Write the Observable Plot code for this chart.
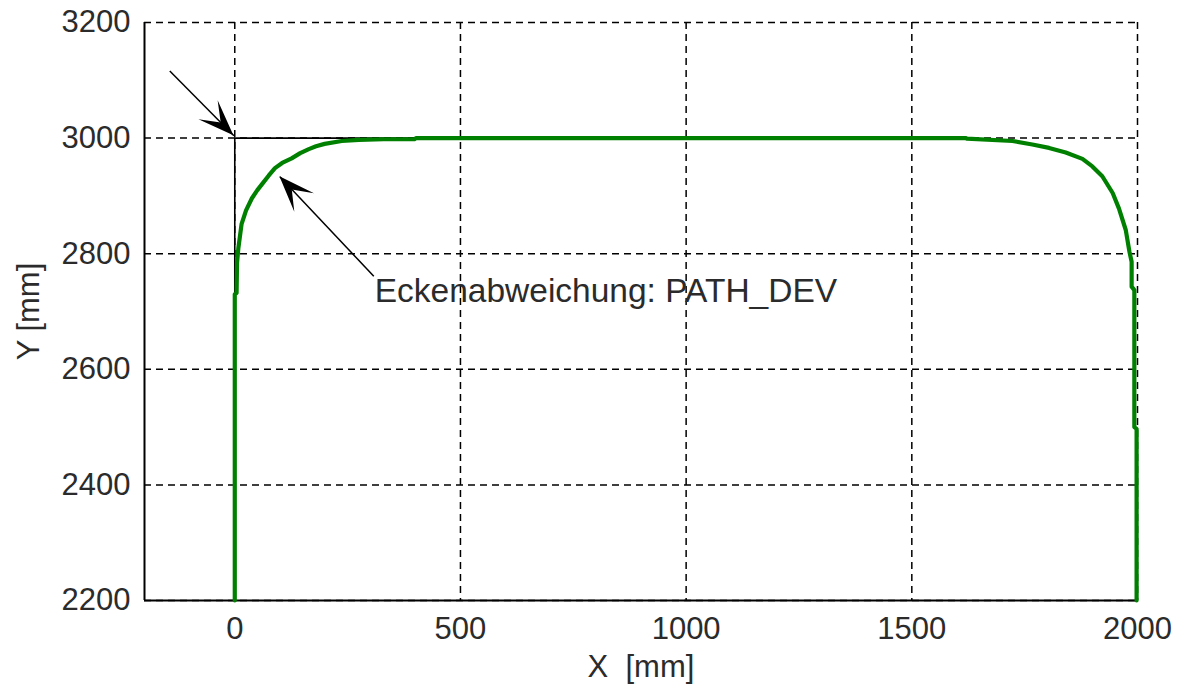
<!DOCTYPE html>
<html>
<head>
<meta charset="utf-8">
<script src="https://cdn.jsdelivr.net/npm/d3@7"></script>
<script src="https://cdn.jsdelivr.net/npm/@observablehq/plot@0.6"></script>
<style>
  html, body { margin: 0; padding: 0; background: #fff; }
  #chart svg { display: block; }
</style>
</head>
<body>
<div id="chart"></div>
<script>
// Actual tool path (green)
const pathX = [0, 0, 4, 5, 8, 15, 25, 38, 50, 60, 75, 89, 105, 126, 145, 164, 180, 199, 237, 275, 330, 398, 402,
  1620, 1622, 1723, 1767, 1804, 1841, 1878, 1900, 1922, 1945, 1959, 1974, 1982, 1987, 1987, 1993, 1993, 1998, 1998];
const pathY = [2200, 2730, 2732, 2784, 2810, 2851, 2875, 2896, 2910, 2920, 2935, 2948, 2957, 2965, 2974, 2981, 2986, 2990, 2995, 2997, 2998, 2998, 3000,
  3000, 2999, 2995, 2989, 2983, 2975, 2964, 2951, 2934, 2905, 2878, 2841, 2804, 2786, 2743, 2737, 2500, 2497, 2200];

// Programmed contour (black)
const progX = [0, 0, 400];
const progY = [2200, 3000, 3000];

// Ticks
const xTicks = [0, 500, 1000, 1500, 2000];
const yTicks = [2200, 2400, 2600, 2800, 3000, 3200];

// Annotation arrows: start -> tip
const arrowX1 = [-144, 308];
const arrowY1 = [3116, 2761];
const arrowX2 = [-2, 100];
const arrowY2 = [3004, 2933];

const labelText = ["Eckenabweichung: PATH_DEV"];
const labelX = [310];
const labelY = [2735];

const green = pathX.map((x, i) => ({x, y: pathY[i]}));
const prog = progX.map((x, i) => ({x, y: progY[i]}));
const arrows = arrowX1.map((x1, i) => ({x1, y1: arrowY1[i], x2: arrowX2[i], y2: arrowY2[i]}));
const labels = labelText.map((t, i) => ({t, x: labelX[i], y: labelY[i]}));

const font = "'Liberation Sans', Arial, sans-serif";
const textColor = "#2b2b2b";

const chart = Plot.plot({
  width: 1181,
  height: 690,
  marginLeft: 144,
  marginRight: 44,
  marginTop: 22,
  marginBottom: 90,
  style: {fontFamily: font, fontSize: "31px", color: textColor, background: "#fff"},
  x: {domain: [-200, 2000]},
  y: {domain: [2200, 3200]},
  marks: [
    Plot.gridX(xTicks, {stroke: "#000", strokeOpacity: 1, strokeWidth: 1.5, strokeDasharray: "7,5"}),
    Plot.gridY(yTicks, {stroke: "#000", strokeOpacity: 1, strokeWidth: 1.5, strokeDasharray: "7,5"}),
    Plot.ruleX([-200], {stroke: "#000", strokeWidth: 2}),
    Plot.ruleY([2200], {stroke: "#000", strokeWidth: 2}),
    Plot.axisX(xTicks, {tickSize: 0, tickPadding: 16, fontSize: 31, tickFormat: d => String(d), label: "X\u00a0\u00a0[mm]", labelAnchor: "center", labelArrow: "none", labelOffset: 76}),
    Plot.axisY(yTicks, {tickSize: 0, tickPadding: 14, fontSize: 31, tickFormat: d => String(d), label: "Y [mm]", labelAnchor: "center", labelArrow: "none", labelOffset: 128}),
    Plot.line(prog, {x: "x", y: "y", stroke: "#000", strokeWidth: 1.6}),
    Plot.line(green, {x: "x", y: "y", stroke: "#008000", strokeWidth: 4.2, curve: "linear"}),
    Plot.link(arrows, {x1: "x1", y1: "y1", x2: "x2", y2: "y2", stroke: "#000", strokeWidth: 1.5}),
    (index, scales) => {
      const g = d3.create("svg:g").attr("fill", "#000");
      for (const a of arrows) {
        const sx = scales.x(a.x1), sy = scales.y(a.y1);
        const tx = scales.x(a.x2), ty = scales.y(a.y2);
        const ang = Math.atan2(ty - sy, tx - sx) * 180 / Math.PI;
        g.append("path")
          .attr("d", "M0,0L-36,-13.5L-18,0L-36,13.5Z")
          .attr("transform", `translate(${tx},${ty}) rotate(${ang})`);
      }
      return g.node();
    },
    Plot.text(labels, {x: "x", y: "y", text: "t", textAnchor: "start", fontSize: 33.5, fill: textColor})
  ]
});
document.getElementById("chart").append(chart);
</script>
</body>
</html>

_ _ _ _ _

▸ **STATED PROBLEM**
All of the material above is to be copied exactly, except for its images.

▸ **TASK RESULT**
Write the Observable Plot code for this chart.
<!DOCTYPE html>
<html>
<head>
<meta charset="utf-8">
<script src="https://cdn.jsdelivr.net/npm/d3@7"></script>
<script src="https://cdn.jsdelivr.net/npm/@observablehq/plot@0.6"></script>
<style>
  html, body { margin: 0; padding: 0; background: #fff; }
  #chart svg { display: block; }
</style>
</head>
<body>
<div id="chart"></div>
<script>
// Actual tool path (green)
const pathX = [0, 0, 4, 5, 8, 15, 25, 38, 50, 60, 75, 89, 105, 126, 145, 164, 180, 199, 237, 275, 330, 398, 402,
  1620, 1622, 1723, 1767, 1804, 1841, 1878, 1900, 1922, 1945, 1959, 1974, 1982, 1987, 1987, 1993, 1993, 1998, 1998];
const pathY = [2200, 2730, 2732, 2784, 2810, 2851, 2875, 2896, 2910, 2920, 2935, 2948, 2957, 2965, 2974, 2981, 2986, 2990, 2995, 2997, 2998, 2998, 3000,
  3000, 2999, 2995, 2989, 2983, 2975, 2964, 2951, 2934, 2905, 2878, 2841, 2804, 2786, 2743, 2737, 2500, 2497, 2200];

// Programmed contour (black)
const progX = [0, 0, 400];
const progY = [2200, 3000, 3000];

// Ticks
const xTicks = [0, 500, 1000, 1500, 2000];
const yTicks = [2200, 2400, 2600, 2800, 3000, 3200];

// Annotation arrows: start -> tip
const arrowX1 = [-144, 308];
const arrowY1 = [3116, 2761];
const arrowX2 = [-2, 100];
const arrowY2 = [3004, 2933];

const labelText = ["Eckenabweichung: PATH_DEV"];
const labelX = [310];
const labelY = [2735];

const green = pathX.map((x, i) => ({x, y: pathY[i]}));
const prog = progX.map((x, i) => ({x, y: progY[i]}));
const arrows = arrowX1.map((x1, i) => ({x1, y1: arrowY1[i], x2: arrowX2[i], y2: arrowY2[i]}));
const labels = labelText.map((t, i) => ({t, x: labelX[i], y: labelY[i]}));

const font = "'Liberation Sans', Arial, sans-serif";
const textColor = "#2b2b2b";

const chart = Plot.plot({
  width: 1181,
  height: 690,
  marginLeft: 144,
  marginRight: 44,
  marginTop: 22,
  marginBottom: 90,
  style: {fontFamily: font, fontSize: "31px", color: textColor, background: "#fff"},
  x: {domain: [-200, 2000]},
  y: {domain: [2200, 3200]},
  marks: [
    Plot.gridX(xTicks, {stroke: "#000", strokeOpacity: 1, strokeWidth: 1.5, strokeDasharray: "7,5"}),
    Plot.gridY(yTicks, {stroke: "#000", strokeOpacity: 1, strokeWidth: 1.5, strokeDasharray: "7,5"}),
    Plot.ruleX([-200], {stroke: "#000", strokeWidth: 2}),
    Plot.ruleY([2200], {stroke: "#000", strokeWidth: 2}),
    Plot.axisX(xTicks, {tickSize: 0, tickPadding: 16, fontSize: 31, tickFormat: d => String(d), label: "X\u00a0\u00a0[mm]", labelAnchor: "center", labelArrow: "none", labelOffset: 76}),
    Plot.axisY(yTicks, {tickSize: 0, tickPadding: 14, fontSize: 31, tickFormat: d => String(d), label: "Y [mm]", labelAnchor: "center", labelArrow: "none", labelOffset: 128}),
    Plot.line(prog, {x: "x", y: "y", stroke: "#000", strokeWidth: 1.6}),
    Plot.line(green, {x: "x", y: "y", stroke: "#008000", strokeWidth: 4.2, curve: "linear"}),
    Plot.link(arrows, {x1: "x1", y1: "y1", x2: "x2", y2: "y2", stroke: "#000", strokeWidth: 1.5}),
    (index, scales) => {
      const g = d3.create("svg:g").attr("fill", "#000");
      for (const a of arrows) {
        const sx = scales.x(a.x1), sy = scales.y(a.y1);
        const tx = scales.x(a.x2), ty = scales.y(a.y2);
        const ang = Math.atan2(ty - sy, tx - sx) * 180 / Math.PI;
        g.append("path")
          .attr("d", "M0,0L-36,-13.5L-18,0L-36,13.5Z")
          .attr("transform", `translate(${tx},${ty}) rotate(${ang})`);
      }
      return g.node();
    },
    Plot.text(labels, {x: "x", y: "y", text: "t", textAnchor: "start", fontSize: 33.5, fill: textColor})
  ]
});
document.getElementById("chart").append(chart);
</script>
</body>
</html>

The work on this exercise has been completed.